The site is built with the intention that users will read the book as they go through the site. While reading the books and going through the site, users get snapshots of chapters moving through the book, experiencing events as the main characters do.
“You’re basically pretending you’re hanging out with Harry, Ron and Hermione,” Fisher said.
In this way, different parts of the website open to each individual at different times. The user will receive their letter when Harry does; when Harry goes to Diagon Alley, the street of shops opens to the user; the user gets sorted when Harry does.
The Beta Testers:
The appeal of getting in as a beta tester lies somewhat in the novelty and freedom of a less populated site.

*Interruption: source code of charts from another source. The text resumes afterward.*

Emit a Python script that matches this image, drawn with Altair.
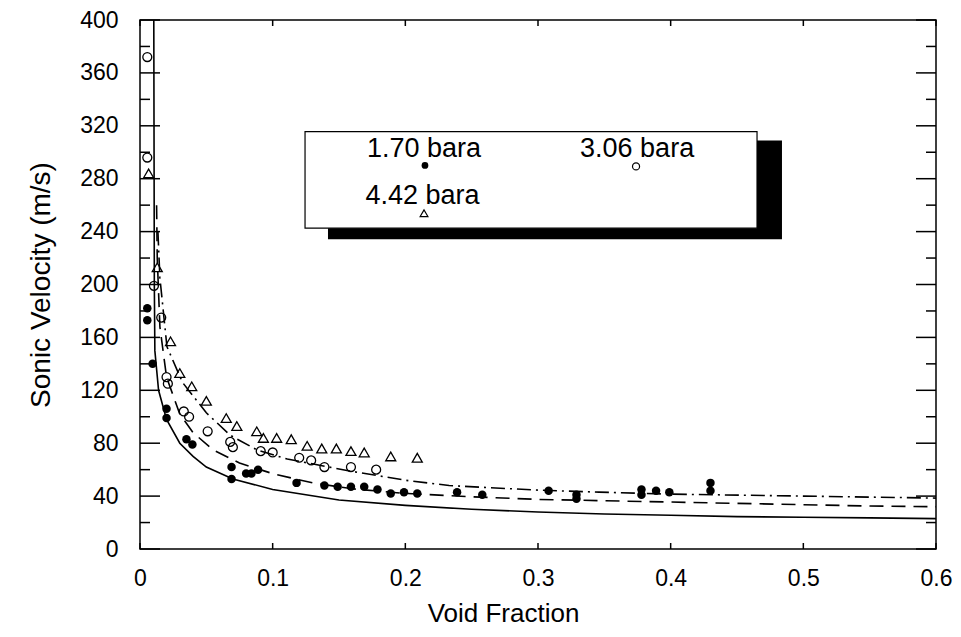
import altair as alt
import pandas as pd

# ---------------- data ----------------
# 1.70 bara (filled circles)
p170_x = [0.0055, 0.0055, 0.0095, 0.0200, 0.0200, 0.0350, 0.0395, 0.0690, 0.0690, 0.0800,
          0.0840, 0.0890, 0.1180, 0.1390, 0.1490, 0.1590, 0.1690, 0.1790, 0.1890, 0.1990,
          0.2090, 0.2390, 0.2580, 0.3080, 0.3290, 0.3290, 0.3780, 0.3780, 0.3890, 0.3990,
          0.4300, 0.4300]
p170_y = [182, 173, 140, 106, 99, 83, 79, 62, 53, 57,
          57, 60, 50, 48, 47, 47, 47, 45, 42, 43,
          42, 43, 41, 44, 38, 41, 45, 41, 44, 43,
          50, 44]

# 3.06 bara (open circles)
p306_x = [0.0055, 0.0055, 0.0105, 0.0160, 0.0200, 0.0210, 0.0330, 0.0370, 0.0510, 0.0680,
          0.0700, 0.0910, 0.1000, 0.1200, 0.1290, 0.1390, 0.1590, 0.1780]
p306_y = [372, 296, 199, 175, 130, 125, 104, 100, 89, 81,
          77, 74, 73, 69, 67, 62, 62, 60]

# 4.42 bara (open triangles)
p442_x = [0.0065, 0.0130, 0.0230, 0.0300, 0.0390, 0.0500, 0.0650, 0.0730, 0.0880, 0.0930,
          0.1030, 0.1140, 0.1260, 0.1370, 0.1480, 0.1590, 0.1690, 0.1890, 0.2090]
p442_y = [284, 213, 157, 133, 123, 112, 99, 93, 89, 84,
          84, 83, 78, 76, 76, 74, 73, 70, 69]

# model curves
solid_x = [0.0104, 0.0106, 0.0108, 0.0112, 0.014, 0.020, 0.030, 0.040, 0.050, 0.070,
           0.100, 0.150, 0.200, 0.250, 0.300, 0.350, 0.400, 0.450, 0.500, 0.550, 0.600]
solid_y = [400, 300, 200, 150, 120, 98, 80, 70, 62, 53,
           45, 37, 33, 30, 28, 26.5, 25.5, 24.5, 24, 23.5, 23]

dashed_x = [0.0125, 0.013, 0.015, 0.020, 0.030, 0.040, 0.055, 0.075, 0.100, 0.130,
            0.160, 0.200, 0.250, 0.300, 0.350, 0.400, 0.450, 0.500, 0.550, 0.600]
dashed_y = [260, 220, 168, 130, 102, 88, 75, 65, 57, 50,
            45.5, 42, 39.5, 37.5, 36.5, 35.5, 34.5, 33.5, 32.5, 32]

dashdot_x = [0.0135, 0.015, 0.0203, 0.032, 0.050, 0.068, 0.088, 0.111, 0.158, 0.200,
             0.233, 0.300, 0.346, 0.400, 0.500, 0.600]
dashdot_y = [240, 205, 153, 126, 103, 86, 75, 68, 59, 52,
             48, 44.5, 43, 41.5, 40, 38.5]

# legend box (data coordinates)
legend_labels = ["1.70 bara", "3.06 bara", "4.42 bara"]
legend_text_x = [0.1711, 0.3317, 0.1700]
legend_text_y = [302.8, 302.8, 266.7]
legend_mark_x = [0.2148, 0.3739, 0.2141]
legend_mark_y = [290, 289.3, 253.9]
box_x = [0.1244, 0.4651]
box_y = [315.6, 242.6]
shadow_x = [0.1417, 0.4839]
shadow_y = [308.8, 234.3]

x_ticks = [0, 0.1, 0.2, 0.3, 0.4, 0.5, 0.6]
y_ticks = [0, 40, 80, 120, 160, 200, 240, 280, 320, 360, 400]
y_minor = [20, 60, 100, 140, 180, 220, 260, 300, 340, 380]

# ---------------- chart ----------------
W, H = 796, 529
FONT = "Liberation Sans"
xs = alt.Scale(domain=[0, 0.6], nice=False, zero=False)
ys = alt.Scale(domain=[0, 400], nice=False)

xaxis = alt.Axis(values=x_ticks, format="~g", title="Void Fraction", labelFontSize=23,
                 titleFontSize=26, labelPadding=18, ticks=False,
                 domain=False, grid=False, labelFont=FONT, titleFont=FONT,
                 titleFontWeight="normal", labelColor="black", titleColor="black",
                 labelFlush=False, titleX=363, titleY=64, titleAnchor="start",
                 titleAlign="center", titleBaseline="middle")
yaxis = alt.Axis(values=y_ticks, title="Sonic Velocity  (m/s)", labelFontSize=23,
                 titleFontSize=28, labelPadding=22, titlePadding=24, ticks=False,
                 domain=False, grid=False, labelFont=FONT, titleFont=FONT,
                 titleFontWeight="normal", labelColor="black", titleColor="black",
                 labelFlush=False)


def line(xv, yv, dash):
    df = pd.DataFrame({"a": xv, "v": yv, "o": range(len(xv))})
    kw = dict(color="black", strokeWidth=1.6, clip=True)
    if dash:
        kw["strokeDash"] = dash
    return alt.Chart(df).mark_line(**kw).encode(
        x=alt.X("a:Q", scale=xs, axis=xaxis),
        y=alt.Y("v:Q", scale=ys, axis=yaxis),
        order="o:Q")


solid = line(solid_x, solid_y, None)
dashed = line(dashed_x, dashed_y, [14, 8])
dashdot = line(dashdot_x, dashdot_y, [14, 5, 2, 5])

filled = alt.Chart(pd.DataFrame({"a": p170_x, "v": p170_y})).mark_point(
    shape="circle", filled=True, size=72, color="black", opacity=1).encode(
    x=alt.X("a:Q", scale=xs), y=alt.Y("v:Q", scale=ys))
opencirc = alt.Chart(pd.DataFrame({"a": p306_x, "v": p306_y})).mark_point(
    shape="circle", filled=False, size=80, color="black", strokeWidth=1.3, opacity=1).encode(
    x=alt.X("a:Q", scale=xs), y=alt.Y("v:Q", scale=ys))
tri = alt.Chart(pd.DataFrame({"a": p442_x, "v": p442_y})).mark_point(
    shape="triangle-up", filled=False, size=100, color="black", strokeWidth=1.3, opacity=1).encode(
    x=alt.X("a:Q", scale=xs), y=alt.Y("v:Q", scale=ys))

# inside ticks
ymaj = pd.DataFrame({"v": y_ticks})
ymin = pd.DataFrame({"v": y_minor})
xt = pd.DataFrame({"a": x_ticks})


def yrule(df, x1, x2):
    return alt.Chart(df).mark_rule(color="black", strokeWidth=1.5).encode(
        y=alt.Y("v:Q", scale=ys), x=alt.value(x1), x2=alt.value(x2))


def xrule(y1, y2):
    return alt.Chart(xt).mark_rule(color="black", strokeWidth=1.5).encode(
        x=alt.X("a:Q", scale=xs), y=alt.value(y1), y2=alt.value(y2))


ticks = [yrule(ymaj, 0, 20), yrule(ymin, 0, 10), yrule(ymaj, W - 20, W),
         yrule(ymin, W - 10, W), xrule(H, H - 6), xrule(0, 6)]

# legend
shadow = alt.Chart(pd.DataFrame({"x1": [shadow_x[0]], "x2": [shadow_x[1]],
                                 "y1": [shadow_y[0]], "y2": [shadow_y[1]]})).mark_rect(
    color="black").encode(x=alt.X("x1:Q", scale=xs), x2="x2:Q",
                          y=alt.Y("y1:Q", scale=ys), y2="y2:Q")
box = alt.Chart(pd.DataFrame({"x1": [box_x[0]], "x2": [box_x[1]],
                              "y1": [box_y[0]], "y2": [box_y[1]]})).mark_rect(
    fill="white", stroke="black", strokeWidth=1.2).encode(
    x=alt.X("x1:Q", scale=xs), x2="x2:Q", y=alt.Y("y1:Q", scale=ys), y2="y2:Q")
ltext = alt.Chart(pd.DataFrame({"a": legend_text_x, "v": legend_text_y,
                                "t": legend_labels})).mark_text(
    align="left", baseline="middle", font=FONT, fontSize=27, color="black").encode(
    x=alt.X("a:Q", scale=xs), y=alt.Y("v:Q", scale=ys), text="t:N")
lm1 = alt.Chart(pd.DataFrame({"a": [legend_mark_x[0]], "v": [legend_mark_y[0]]})).mark_point(
    shape="circle", filled=True, size=45, color="black", opacity=1).encode(
    x=alt.X("a:Q", scale=xs), y=alt.Y("v:Q", scale=ys))
lm2 = alt.Chart(pd.DataFrame({"a": [legend_mark_x[1]], "v": [legend_mark_y[1]]})).mark_point(
    shape="circle", filled=False, size=50, color="black", strokeWidth=1.2, opacity=1).encode(
    x=alt.X("a:Q", scale=xs), y=alt.Y("v:Q", scale=ys))
lm3 = alt.Chart(pd.DataFrame({"a": [legend_mark_x[2]], "v": [legend_mark_y[2]]})).mark_point(
    shape="triangle-up", filled=False, size=60, color="black", strokeWidth=1.2, opacity=1).encode(
    x=alt.X("a:Q", scale=xs), y=alt.Y("v:Q", scale=ys))

chart = alt.layer(solid, dashed, dashdot, filled, opencirc, tri, *ticks,
                  shadow, box, ltext, lm1, lm2, lm3).properties(
    width=W, height=H, autosize="none",
    padding={"left": 132, "top": 12, "right": 17, "bottom": 80},
    background="white",
).configure_view(stroke="black", strokeWidth=1.5)

chart.save("out.html", embed_options={"renderer": "svg", "actions": False})
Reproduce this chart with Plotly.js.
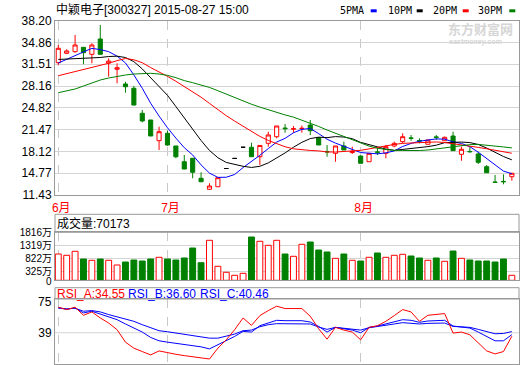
<!DOCTYPE html>
<html><head><meta charset="utf-8">
<script src="https://cdn.plot.ly/plotly-3.0.1.min.js"></script>
<style>html,body{margin:0;padding:0;background:#fff}#chart{width:520px;height:365px}</style>
</head><body><div id="chart"></div>
<script>
// ---------- data ----------
const titleText = '中颖电子[300327] 2015-08-27 15:00';
const monthStart = [0, 13, 36];
const monthLabels = ['6月', '7月', '8月'];
const priceTicks = [11.43, 14.77, 18.12, 21.47, 24.82, 28.16, 31.51, 34.86, 38.20];
const volTicks = [0, 325, 822, 1319, 1816];
const volTickLabels = ['0', '325万', '822万', '1319万', '1816万'];
const rsiTicks = [0, 39, 75];

const open  = [31.75,33.19,33.44,34.11,33.04,35.39,31.70,30.74,28.48,27.82,23.98,22.95,19.77,20.91,18.96,16.54,17.07,14.00,12.31,12.70,15.50,17.05,18.76,18.76,17.31,19.37,20.38,21.72,21.55,21.62,22.18,20.23,18.12,17.83,18.96,17.95,17.42,16.54,18.05,17.83,18.96,19.62,20.20,19.78,19.22,20.35,19.77,20.49,17.68,18.12,17.73,15.78,13.42,13.52,14.24];
const high  = [34.47,33.81,36.00,34.11,34.73,37.54,32.43,31.66,28.83,28.17,24.49,22.95,21.92,21.31,18.96,17.57,17.10,14.92,13.23,14.09,15.50,17.05,18.76,19.46,19.04,21.15,22.03,22.33,22.03,22.10,22.95,20.30,19.11,18.96,19.62,18.85,17.50,17.83,18.60,19.11,19.62,20.91,20.65,20.14,19.88,20.65,20.40,21.15,18.85,18.85,18.08,16.04,14.50,14.60,14.80];
const low   = [31.40,33.09,33.29,31.50,31.66,33.00,29.60,28.59,27.14,25.20,22.60,20.49,18.34,19.00,17.07,15.40,14.00,13.40,12.20,12.70,15.50,17.05,18.76,17.30,16.04,18.85,20.14,21.00,21.00,21.00,20.65,19.10,17.31,16.54,18.34,17.73,16.30,16.54,17.57,17.07,18.76,19.37,19.77,19.37,19.22,19.88,19.77,18.20,16.69,17.93,16.19,14.85,13.37,13.07,13.63];
const close = [33.96,33.55,34.47,33.29,34.47,33.04,32.00,30.98,28.06,25.25,22.80,20.49,21.15,19.11,17.31,15.42,14.92,13.47,12.81,14.09,15.50,17.05,18.76,17.31,19.04,20.65,22.03,21.62,21.60,21.67,21.31,19.11,18.05,18.96,18.34,18.10,16.30,17.83,17.99,18.85,19.37,20.38,20.14,19.72,19.88,20.29,20.29,18.24,18.45,18.08,16.45,14.85,13.37,13.47,14.77];

const ma5  = [31.7,32.3,32.9,33.4,33.95,33.76,33.45,32.76,31.71,29.87,27.82,25.52,23.55,21.76,20.17,18.70,17.58,16.05,14.79,14.14,14.16,14.58,15.64,16.54,17.53,18.56,19.56,20.13,20.99,21.51,21.65,20.85,20.0,19.4,18.9,18.35,17.95,17.85,17.75,17.9,18.2,18.88,19.35,19.69,19.90,20.05,20.0,19.6,19.35,18.85,18.0,17.0,16.0,15.1,14.7];
const ma10 = [32.25,32.3,32.35,32.4,32.45,32.55,32.7,32.75,32.55,31.91,30.79,29.49,28.15,26.74,25.02,23.26,21.55,19.80,18.27,17.16,16.43,16.08,15.84,15.66,15.84,16.36,17.07,17.89,18.77,19.52,20.10,20.31,20.24,20.40,20.33,20.08,19.51,19.13,18.77,18.48,18.29,18.42,18.63,18.70,18.86,19.08,19.47,19.52,19.56,19.48,19.19,18.64,17.96,17.34,16.83];
const ma20 = [29.75,30.05,30.37,30.7,31.04,31.35,31.66,32.06,32.4,32.2,31.75,31.0,30.35,29.65,28.9,28.1,27.3,26.45,25.5,24.53,23.61,22.78,22.00,21.20,20.43,19.81,19.31,18.84,18.52,18.34,18.27,18.20,18.04,18.03,18.09,18.22,18.29,18.51,18.77,19.00,19.20,19.36,19.43,19.55,19.60,19.58,19.49,19.32,19.16,18.98,18.74,18.53,18.29,18.02,17.84];
const ma30 = [27.14,27.4,27.71,28.17,28.68,29.09,29.40,29.66,29.86,30.01,30.12,30.12,30.01,29.81,29.45,29.0,28.68,28.37,27.95,27.45,26.9,26.38,25.88,25.37,24.93,24.5,24.1,23.73,23.39,22.95,22.44,21.96,21.41,20.93,20.40,19.90,19.38,18.94,18.60,18.39,18.27,18.27,18.24,18.26,18.34,18.50,18.68,18.84,19.03,19.16,19.20,19.12,18.94,18.81,18.67];

const volume = [995,946,1097,806,757,806,757,579,692,768,730,806,870,806,768,844,1222,666,1513,530,303,189,265,1638,1476,1324,1513,995,908,1362,1449,1146,1071,832,995,757,730,870,1033,870,946,984,919,844,757,844,719,1108,832,768,730,730,692,806,189];
const volumeLabel = '成交量:70173';

const rsiA = [71.6,68.6,71.6,61.3,65.6,57.9,51.4,42.9,27.0,19.3,15.0,10.7,15.8,13.3,11.5,9.8,8.5,7.2,5.5,19.3,30.0,42.9,57.9,48.4,60.9,67.3,72.9,69.9,69.9,69.9,60.0,44.1,30.8,45.9,42.4,39.9,30.0,45.9,48.0,53.6,60.9,68.6,65.6,53.6,61.3,62.2,63.5,38.6,39.9,36.4,26.6,15.8,12.0,15.0,34.55];
const rsiB = [70.7,69.0,70.7,64.3,66.5,63.0,58.7,55.7,50.2,45.0,39.9,33.0,28.7,27.0,25.7,24.4,22.7,21.0,18.4,23.6,28.7,34.3,40.7,39.9,48.0,51.4,54.9,54.4,54.4,54.4,52.7,47.1,39.9,45.9,44.1,42.4,39.0,45.9,47.6,50.6,53.6,55.7,54.9,52.3,54.0,54.4,54.9,47.6,46.7,45.0,39.9,33.8,28.7,28.7,36.60];
const rsiC = [70.7,69.5,70.3,66.5,67.3,65.6,62.2,59.6,57.0,53.6,49.3,45.0,41.6,40.3,38.6,37.3,35.6,33.8,32.1,32.1,34.7,37.3,41.6,42.4,46.7,49.3,50.6,50.6,50.6,50.6,50.2,46.3,43.3,45.9,45.0,44.1,42.4,45.4,46.7,48.4,50.2,51.9,51.4,50.2,51.0,51.0,51.4,47.1,46.7,45.9,43.3,40.7,37.7,38.1,40.46];
const rsiLabels = ['RSI_A:34.55', 'RSI_B:36.60', 'RSI_C:40.46'];
const maLabels = ['5PMA', '10PM', '20PM', '30PM'];

// ---------- styling ----------
const W = 520, H = 365;
const RED = '#ff0000', GREEN = '#008000', BLUE = '#0000ff', BLACK = '#000000';
const SANS = 'Liberation Sans, Noto Sans CJK SC, sans-serif';
const MONO = 'DejaVu Sans Mono, Noto Sans CJK SC, monospace';
const px = x => x / W;
const py = y => 1 - y / H;

const xs = close.map((_, i) => i);
const isFlat = xs.map(i => open[i] === high[i] && high[i] === low[i] && low[i] === close[i]);
const isUp = xs.map(i => close[i] >= open[i]);
const pick = (arr, mask) => xs.filter(i => mask[i]).map(i => arr[i]);
const normal = isFlat.map(f => !f);

const traces = [];
traces.push({
  type: 'candlestick', xaxis: 'x', yaxis: 'y',
  x: pick(xs, normal), open: pick(open, normal), high: pick(high, normal),
  low: pick(low, normal), close: pick(close, normal),
  increasing: {line: {color: RED, width: 1}, fillcolor: '#ffffff'},
  decreasing: {line: {color: GREEN, width: 1}, fillcolor: GREEN},
  whiskerwidth: 0, hoverinfo: 'skip'
});
traces.push({
  type: 'candlestick', xaxis: 'x', yaxis: 'y',
  x: pick(xs, isFlat), open: pick(open, isFlat), high: pick(high, isFlat),
  low: pick(low, isFlat), close: pick(close, isFlat),
  increasing: {line: {color: BLACK, width: 1}, fillcolor: BLACK},
  decreasing: {line: {color: BLACK, width: 1}, fillcolor: BLACK},
  whiskerwidth: 0, hoverinfo: 'skip'
});
[[ma5, BLUE], [ma10, BLACK], [ma20, RED], [ma30, GREEN]].forEach(([arr, c]) => {
  traces.push({type: 'scatter', mode: 'lines', xaxis: 'x', yaxis: 'y', x: xs, y: arr,
    line: {color: c, width: 1}, hoverinfo: 'skip'});
});
const down = isUp.map(u => !u);
traces.push({type: 'bar', xaxis: 'x2', yaxis: 'y2', x: pick(xs, isUp), y: pick(volume, isUp),
  width: 0.7, marker: {color: '#ffffff', line: {color: RED, width: 1}}, hoverinfo: 'skip'});
traces.push({type: 'bar', xaxis: 'x2', yaxis: 'y2', x: pick(xs, down), y: pick(volume, down),
  width: 0.7, marker: {color: GREEN, line: {color: GREEN, width: 1}}, hoverinfo: 'skip'});
[[rsiC, BLUE], [rsiB, BLUE], [rsiA, RED]].forEach(([arr, c]) => {
  traces.push({type: 'scatter', mode: 'lines', xaxis: 'x3', yaxis: 'y3', x: xs, y: arr,
    line: {color: c, width: 1}, hoverinfo: 'skip'});
});

const xRange = [-0.39, 54.85];
const xDomain = [px(55), px(519)];
const BORDER = '#999999';
const GRID = '#d4d4d4';
const xCommon = {
  range: xRange, domain: xDomain, tickvals: monthStart, showgrid: true,
  gridcolor: '#c8c8c8', griddash: 'dash', gridwidth: 1, zeroline: false,
  showline: true, mirror: true, linecolor: BORDER, linewidth: 1, ticks: '',
  fixedrange: true
};

const layout = {
  width: W, height: H, margin: {l: 0, r: 0, t: 0, b: 0},
  paper_bgcolor: '#ffffff', plot_bgcolor: '#ffffff', showlegend: false,
  font: {family: SANS, size: 12, color: '#000'},
  xaxis: Object.assign({}, xCommon, {anchor: 'y', ticktext: monthLabels, showticklabels: true,
    tickfont: {color: RED, size: 12, family: SANS}, ticklabelshift: 3, ticklabelstandoff: 2,
    rangeslider: {visible: false}}),
  xaxis2: Object.assign({}, xCommon, {anchor: 'y2', showticklabels: false}),
  xaxis3: Object.assign({}, xCommon, {anchor: 'y3', showticklabels: false}),
  yaxis: {domain: [py(195), py(20.7)], range: [11.43, 38.20], tickvals: priceTicks,
    tickformat: '.2f', showgrid: true, gridcolor: GRID, zeroline: false, showline: true,
    mirror: true, linecolor: BORDER, ticks: '', tickfont: {size: 12, family: SANS}, fixedrange: true},
  yaxis2: {domain: [py(280.3), py(232.3)], range: [0, 1816], tickvals: volTicks.slice(1),
    ticktext: volTickLabels.slice(1),
    showgrid: true, gridcolor: GRID, zeroline: false, showline: true, mirror: true,
    linecolor: BORDER, ticks: '', tickfont: {size: 10, family: SANS}, fixedrange: true},
  yaxis3: {domain: [py(363.5), py(299)], range: [-0.26, 82.1], tickvals: rsiTicks.slice(0, 2),
    showgrid: false, zeroline: false, showline: true, mirror: true,
    linecolor: BORDER, ticks: '', tickfont: {size: 12, family: SANS}, fixedrange: true},
  shapes: [], annotations: []
};

// RSI 39 gridline
layout.shapes.push({type: 'line', xref: 'x3 domain', yref: 'y3', x0: 0, x1: 1, y0: rsiTicks[1], y1: rsiTicks[1],
  line: {color: GRID, width: 1}, layer: 'below'});
// header boxes
layout.shapes.push({type: 'rect', xref: 'paper', yref: 'paper', x0: px(55), x1: px(519), y0: py(232.3), y1: py(214.3),
  line: {color: BORDER, width: 1}, fillcolor: 'rgba(0,0,0,0)'});
layout.shapes.push({type: 'rect', xref: 'paper', yref: 'paper', x0: px(55), x1: px(519), y0: py(299), y1: py(287.7),
  line: {color: BORDER, width: 1}, fillcolor: 'rgba(0,0,0,0)'});

function ann(text, x, y, font, extra) {
  layout.annotations.push(Object.assign({text, xref: 'paper', yref: 'paper', x: px(x), y: py(y),
    xanchor: 'left', yanchor: 'middle', showarrow: false, font, borderpad: 0}, extra || {}));
}
ann(titleText, 55, 9.5, {family: SANS, size: 12, color: BLACK});
const legendX = [340, 387.7, 432.7, 478.3];
const legendMarkX = [370.7, 416.7, 462.7, 509.3];
const legendColors = [BLUE, BLACK, RED, GREEN];
maLabels.forEach((t, i) => {
  ann(t, legendX[i] - 1, 10.5, {family: MONO, size: 10, color: BLACK});
  layout.shapes.push({type: 'rect', xref: 'paper', yref: 'paper', x0: px(legendMarkX[i]), x1: px(legendMarkX[i] + 6),
    y0: py(12.3), y1: py(9.3), line: {width: 0}, fillcolor: legendColors[i]});
});
ann(volumeLabel, 56, 223, {family: SANS, size: 12, color: BLACK});
// axis-end labels placed as in the reference
ann(volTickLabels[0], 52.5, 281.5, {family: SANS, size: 10, color: BLACK}, {xanchor: 'right'});
ann(String(rsiTicks[2]), 52.5, 302, {family: SANS, size: 12, color: BLACK}, {xanchor: 'right'});
const rsiX = [56, 127, 199];
const rsiColors = [RED, BLUE, BLUE];
rsiLabels.forEach((t, i) => ann(t, rsiX[i], 294, {family: SANS, size: 12, color: rsiColors[i]}));
// watermark
ann('<b>东方财富网</b>', 447, 28.5, {family: 'Noto Sans CJK SC', size: 13, color: '#d6d6d6'});
ann('<b><i>eastmoney.com</i></b>', 448, 41.5, {family: SANS, size: 7, color: '#d6d6d6'});

Plotly.newPlot('chart', traces, layout, {staticPlot: true, displayModeBar: false});
</script></body></html>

“I’m in this and not a lot of people are,” Atcheson said.
But most of the beta testers are more eager to give their feedback and are, “very dedicated about making it better for other people,” Slytherin and sophomore Caitlin Stone said. “It’ll be better and more user friendly, and less frustrating at times.”
Beta testers use the black “Beta feedback” box located at the bottom right-hand corner of every page. Leaving comments both on what they like and suggestions on what the web developers should change.
Stone said the site is, “not as interactive as some people would like, and there’s no music.”
The website suffers from other gremlins in the works.
“They haven’t fixed dueling,” Fisher said.
Sometimes the animation is slow, and sometimes the site will go down. Still, most users find the overall design of the website smooth and the artwork gorgeous.
Beta testers who have finished the first book occupy themselves with other activities, such as spell casting or potions brewing.
Potions brewing are very realistic; grounded in physics. Atcheson and Stone both explained the necessity of grabbing a vial with two fingers at the top or, like a real vial, it would just spill on the table.
“It’s fun,” Stone said. “I’m getting better at it.”
As the difficulty of the potions recipes increases so does brewing time. Leaving a potion alone too long can be dangerous.
“Once my cauldron exploded,” Fisher admitted. “There was animation for it too. Mostly it just fails; exploding is bad.”
Getting better scores on potions gives testers House points. As of Sunday, Ravenclaw was in the lead, with Gryffindor in second, Slythrin in third, and Hufflepuff coming in last.
The site will be open to everyone at the end of October, but the Insider warns that although you’ll be able to create a password and account, the process will be much the same as with beta testing, in that it may take weeks or even months for your registration to the site to be activated.
Although some students who were denied early access seem agitated and anxious to gain entry to the site, others take a more relaxed approach, like junior Stephanie Charvat, who said she had not tried very hard to get into beta testing, and is willing to wait until public access is opened.
An important aspect to most of those familiar with the series are J.K. Rowling’s author notes. Along with rock cake and galleons, users can find tidbits of information about the characters and story that have not been previously revealed. Details include characters lists of who got into the story, which characters were deleted and which characters were changed. But not all testers were willing to give out the information revealed.
“In this case I view it as spoilers,” Atcheson said.
The testers stressed that unlike the Harry Potter encyclopedia Rowling intends to release, the website is meant to be used as you read the books, adding to the story and your understating of what is going on.
“She could have written another book and have that be the explanation,” Atcheson said. “People enjoy the Internet, people want to do something on the Internet.”
Although Rowling will be making more money off the site, there are no ads on the website. There will be a Pottermore Shop where one can buy Harry Potter digital audio books and eBooks, and the website is sponsored by Sony.
“She might be making money off it. She made money off the books,” Stone said. ”Frankly, I don’t care. I still love the books.”